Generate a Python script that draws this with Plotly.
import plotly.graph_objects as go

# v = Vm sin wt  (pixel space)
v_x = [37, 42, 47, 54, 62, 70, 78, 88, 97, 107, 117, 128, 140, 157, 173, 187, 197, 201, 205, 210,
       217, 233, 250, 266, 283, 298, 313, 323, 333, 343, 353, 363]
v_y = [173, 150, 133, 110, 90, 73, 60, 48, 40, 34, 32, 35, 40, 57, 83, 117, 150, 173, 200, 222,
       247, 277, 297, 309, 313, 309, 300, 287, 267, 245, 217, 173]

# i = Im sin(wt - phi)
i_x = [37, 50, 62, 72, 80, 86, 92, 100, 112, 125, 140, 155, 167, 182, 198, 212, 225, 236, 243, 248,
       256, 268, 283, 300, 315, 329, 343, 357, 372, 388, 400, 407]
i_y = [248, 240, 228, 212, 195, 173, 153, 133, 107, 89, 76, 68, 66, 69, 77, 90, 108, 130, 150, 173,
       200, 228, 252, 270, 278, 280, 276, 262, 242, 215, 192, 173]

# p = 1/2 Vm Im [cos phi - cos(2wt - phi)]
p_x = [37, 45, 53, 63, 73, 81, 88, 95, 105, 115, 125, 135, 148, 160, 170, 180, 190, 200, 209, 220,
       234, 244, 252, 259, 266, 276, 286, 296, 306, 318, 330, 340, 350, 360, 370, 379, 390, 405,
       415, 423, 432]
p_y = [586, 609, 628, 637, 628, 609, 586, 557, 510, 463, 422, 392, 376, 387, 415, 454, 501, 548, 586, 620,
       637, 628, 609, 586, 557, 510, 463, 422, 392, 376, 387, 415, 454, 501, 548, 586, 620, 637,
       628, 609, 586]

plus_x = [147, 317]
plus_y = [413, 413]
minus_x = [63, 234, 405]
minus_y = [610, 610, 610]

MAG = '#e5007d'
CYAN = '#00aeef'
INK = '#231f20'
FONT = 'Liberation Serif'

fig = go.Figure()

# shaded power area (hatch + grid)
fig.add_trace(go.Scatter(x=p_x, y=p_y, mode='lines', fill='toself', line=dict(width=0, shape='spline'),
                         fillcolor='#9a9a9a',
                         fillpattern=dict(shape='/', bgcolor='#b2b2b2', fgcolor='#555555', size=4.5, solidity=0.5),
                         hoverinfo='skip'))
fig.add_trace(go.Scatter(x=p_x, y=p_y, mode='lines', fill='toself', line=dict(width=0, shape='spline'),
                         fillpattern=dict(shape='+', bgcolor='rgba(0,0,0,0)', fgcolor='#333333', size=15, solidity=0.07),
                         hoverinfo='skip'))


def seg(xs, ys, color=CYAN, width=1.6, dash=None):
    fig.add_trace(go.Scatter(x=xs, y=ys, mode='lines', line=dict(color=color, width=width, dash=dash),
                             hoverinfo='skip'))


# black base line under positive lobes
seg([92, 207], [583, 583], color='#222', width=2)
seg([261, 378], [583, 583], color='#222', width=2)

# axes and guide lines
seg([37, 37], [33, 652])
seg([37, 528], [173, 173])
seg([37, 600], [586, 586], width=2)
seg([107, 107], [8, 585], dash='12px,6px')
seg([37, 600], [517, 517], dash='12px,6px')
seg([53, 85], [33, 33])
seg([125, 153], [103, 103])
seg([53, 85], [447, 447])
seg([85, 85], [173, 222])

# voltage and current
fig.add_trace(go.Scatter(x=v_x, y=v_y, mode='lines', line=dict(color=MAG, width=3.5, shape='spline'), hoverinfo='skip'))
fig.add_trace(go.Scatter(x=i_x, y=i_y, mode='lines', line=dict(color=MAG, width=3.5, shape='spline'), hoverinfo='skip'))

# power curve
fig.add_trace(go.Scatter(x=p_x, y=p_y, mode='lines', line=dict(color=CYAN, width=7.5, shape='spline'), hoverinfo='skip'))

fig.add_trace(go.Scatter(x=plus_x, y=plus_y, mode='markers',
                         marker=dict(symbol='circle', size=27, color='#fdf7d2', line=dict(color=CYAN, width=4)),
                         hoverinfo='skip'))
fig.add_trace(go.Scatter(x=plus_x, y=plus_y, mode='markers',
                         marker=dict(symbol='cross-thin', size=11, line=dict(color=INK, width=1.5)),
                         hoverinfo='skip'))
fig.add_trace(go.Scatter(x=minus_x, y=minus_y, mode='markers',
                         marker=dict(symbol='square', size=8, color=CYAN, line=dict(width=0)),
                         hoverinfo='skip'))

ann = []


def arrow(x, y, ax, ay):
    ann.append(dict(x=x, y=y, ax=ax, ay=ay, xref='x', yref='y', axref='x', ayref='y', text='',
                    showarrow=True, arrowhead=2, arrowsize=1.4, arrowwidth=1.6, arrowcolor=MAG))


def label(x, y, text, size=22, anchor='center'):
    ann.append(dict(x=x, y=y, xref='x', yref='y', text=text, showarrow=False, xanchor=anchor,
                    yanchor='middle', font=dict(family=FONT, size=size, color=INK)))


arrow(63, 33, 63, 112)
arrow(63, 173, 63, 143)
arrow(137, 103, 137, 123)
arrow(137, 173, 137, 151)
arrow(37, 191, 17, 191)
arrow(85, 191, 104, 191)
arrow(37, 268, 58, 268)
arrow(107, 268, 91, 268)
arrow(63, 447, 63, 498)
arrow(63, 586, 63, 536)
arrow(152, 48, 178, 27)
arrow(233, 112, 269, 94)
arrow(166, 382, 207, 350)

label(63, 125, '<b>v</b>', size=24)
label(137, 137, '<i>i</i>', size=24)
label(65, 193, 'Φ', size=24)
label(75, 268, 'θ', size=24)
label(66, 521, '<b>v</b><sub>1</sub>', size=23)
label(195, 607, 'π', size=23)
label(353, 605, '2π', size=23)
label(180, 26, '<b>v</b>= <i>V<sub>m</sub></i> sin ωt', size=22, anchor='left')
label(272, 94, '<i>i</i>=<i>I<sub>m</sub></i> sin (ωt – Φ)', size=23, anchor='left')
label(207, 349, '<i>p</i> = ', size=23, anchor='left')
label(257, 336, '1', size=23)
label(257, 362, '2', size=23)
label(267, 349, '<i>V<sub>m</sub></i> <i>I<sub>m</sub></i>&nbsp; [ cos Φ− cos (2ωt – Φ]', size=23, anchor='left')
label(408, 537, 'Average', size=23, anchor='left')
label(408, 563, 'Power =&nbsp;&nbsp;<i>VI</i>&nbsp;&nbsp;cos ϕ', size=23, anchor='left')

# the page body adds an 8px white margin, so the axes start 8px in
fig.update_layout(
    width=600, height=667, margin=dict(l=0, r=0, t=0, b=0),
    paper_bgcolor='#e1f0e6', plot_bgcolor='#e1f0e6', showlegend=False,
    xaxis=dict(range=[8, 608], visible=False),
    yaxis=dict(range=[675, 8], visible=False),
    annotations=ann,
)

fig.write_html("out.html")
====================
■ YOUR GOAL ■
Working from the material above, retype it in its entirety without change.

■ FULL ANSWER ■
Generate a Python script that draws this with Plotly.
import plotly.graph_objects as go

# v = Vm sin wt  (pixel space)
v_x = [37, 42, 47, 54, 62, 70, 78, 88, 97, 107, 117, 128, 140, 157, 173, 187, 197, 201, 205, 210,
       217, 233, 250, 266, 283, 298, 313, 323, 333, 343, 353, 363]
v_y = [173, 150, 133, 110, 90, 73, 60, 48, 40, 34, 32, 35, 40, 57, 83, 117, 150, 173, 200, 222,
       247, 277, 297, 309, 313, 309, 300, 287, 267, 245, 217, 173]

# i = Im sin(wt - phi)
i_x = [37, 50, 62, 72, 80, 86, 92, 100, 112, 125, 140, 155, 167, 182, 198, 212, 225, 236, 243, 248,
       256, 268, 283, 300, 315, 329, 343, 357, 372, 388, 400, 407]
i_y = [248, 240, 228, 212, 195, 173, 153, 133, 107, 89, 76, 68, 66, 69, 77, 90, 108, 130, 150, 173,
       200, 228, 252, 270, 278, 280, 276, 262, 242, 215, 192, 173]

# p = 1/2 Vm Im [cos phi - cos(2wt - phi)]
p_x = [37, 45, 53, 63, 73, 81, 88, 95, 105, 115, 125, 135, 148, 160, 170, 180, 190, 200, 209, 220,
       234, 244, 252, 259, 266, 276, 286, 296, 306, 318, 330, 340, 350, 360, 370, 379, 390, 405,
       415, 423, 432]
p_y = [586, 609, 628, 637, 628, 609, 586, 557, 510, 463, 422, 392, 376, 387, 415, 454, 501, 548, 586, 620,
       637, 628, 609, 586, 557, 510, 463, 422, 392, 376, 387, 415, 454, 501, 548, 586, 620, 637,
       628, 609, 586]

plus_x = [147, 317]
plus_y = [413, 413]
minus_x = [63, 234, 405]
minus_y = [610, 610, 610]

MAG = '#e5007d'
CYAN = '#00aeef'
INK = '#231f20'
FONT = 'Liberation Serif'

fig = go.Figure()

# shaded power area (hatch + grid)
fig.add_trace(go.Scatter(x=p_x, y=p_y, mode='lines', fill='toself', line=dict(width=0, shape='spline'),
                         fillcolor='#9a9a9a',
                         fillpattern=dict(shape='/', bgcolor='#b2b2b2', fgcolor='#555555', size=4.5, solidity=0.5),
                         hoverinfo='skip'))
fig.add_trace(go.Scatter(x=p_x, y=p_y, mode='lines', fill='toself', line=dict(width=0, shape='spline'),
                         fillpattern=dict(shape='+', bgcolor='rgba(0,0,0,0)', fgcolor='#333333', size=15, solidity=0.07),
                         hoverinfo='skip'))


def seg(xs, ys, color=CYAN, width=1.6, dash=None):
    fig.add_trace(go.Scatter(x=xs, y=ys, mode='lines', line=dict(color=color, width=width, dash=dash),
                             hoverinfo='skip'))


# black base line under positive lobes
seg([92, 207], [583, 583], color='#222', width=2)
seg([261, 378], [583, 583], color='#222', width=2)

# axes and guide lines
seg([37, 37], [33, 652])
seg([37, 528], [173, 173])
seg([37, 600], [586, 586], width=2)
seg([107, 107], [8, 585], dash='12px,6px')
seg([37, 600], [517, 517], dash='12px,6px')
seg([53, 85], [33, 33])
seg([125, 153], [103, 103])
seg([53, 85], [447, 447])
seg([85, 85], [173, 222])

# voltage and current
fig.add_trace(go.Scatter(x=v_x, y=v_y, mode='lines', line=dict(color=MAG, width=3.5, shape='spline'), hoverinfo='skip'))
fig.add_trace(go.Scatter(x=i_x, y=i_y, mode='lines', line=dict(color=MAG, width=3.5, shape='spline'), hoverinfo='skip'))

# power curve
fig.add_trace(go.Scatter(x=p_x, y=p_y, mode='lines', line=dict(color=CYAN, width=7.5, shape='spline'), hoverinfo='skip'))

fig.add_trace(go.Scatter(x=plus_x, y=plus_y, mode='markers',
                         marker=dict(symbol='circle', size=27, color='#fdf7d2', line=dict(color=CYAN, width=4)),
                         hoverinfo='skip'))
fig.add_trace(go.Scatter(x=plus_x, y=plus_y, mode='markers',
                         marker=dict(symbol='cross-thin', size=11, line=dict(color=INK, width=1.5)),
                         hoverinfo='skip'))
fig.add_trace(go.Scatter(x=minus_x, y=minus_y, mode='markers',
                         marker=dict(symbol='square', size=8, color=CYAN, line=dict(width=0)),
                         hoverinfo='skip'))

ann = []


def arrow(x, y, ax, ay):
    ann.append(dict(x=x, y=y, ax=ax, ay=ay, xref='x', yref='y', axref='x', ayref='y', text='',
                    showarrow=True, arrowhead=2, arrowsize=1.4, arrowwidth=1.6, arrowcolor=MAG))


def label(x, y, text, size=22, anchor='center'):
    ann.append(dict(x=x, y=y, xref='x', yref='y', text=text, showarrow=False, xanchor=anchor,
                    yanchor='middle', font=dict(family=FONT, size=size, color=INK)))


arrow(63, 33, 63, 112)
arrow(63, 173, 63, 143)
arrow(137, 103, 137, 123)
arrow(137, 173, 137, 151)
arrow(37, 191, 17, 191)
arrow(85, 191, 104, 191)
arrow(37, 268, 58, 268)
arrow(107, 268, 91, 268)
arrow(63, 447, 63, 498)
arrow(63, 586, 63, 536)
arrow(152, 48, 178, 27)
arrow(233, 112, 269, 94)
arrow(166, 382, 207, 350)

label(63, 125, '<b>v</b>', size=24)
label(137, 137, '<i>i</i>', size=24)
label(65, 193, 'Φ', size=24)
label(75, 268, 'θ', size=24)
label(66, 521, '<b>v</b><sub>1</sub>', size=23)
label(195, 607, 'π', size=23)
label(353, 605, '2π', size=23)
label(180, 26, '<b>v</b>= <i>V<sub>m</sub></i> sin ωt', size=22, anchor='left')
label(272, 94, '<i>i</i>=<i>I<sub>m</sub></i> sin (ωt – Φ)', size=23, anchor='left')
label(207, 349, '<i>p</i> = ', size=23, anchor='left')
label(257, 336, '1', size=23)
label(257, 362, '2', size=23)
label(267, 349, '<i>V<sub>m</sub></i> <i>I<sub>m</sub></i>&nbsp; [ cos Φ− cos (2ωt – Φ]', size=23, anchor='left')
label(408, 537, 'Average', size=23, anchor='left')
label(408, 563, 'Power =&nbsp;&nbsp;<i>VI</i>&nbsp;&nbsp;cos ϕ', size=23, anchor='left')

# the page body adds an 8px white margin, so the axes start 8px in
fig.update_layout(
    width=600, height=667, margin=dict(l=0, r=0, t=0, b=0),
    paper_bgcolor='#e1f0e6', plot_bgcolor='#e1f0e6', showlegend=False,
    xaxis=dict(range=[8, 608], visible=False),
    yaxis=dict(range=[675, 8], visible=False),
    annotations=ann,
)

fig.write_html("out.html")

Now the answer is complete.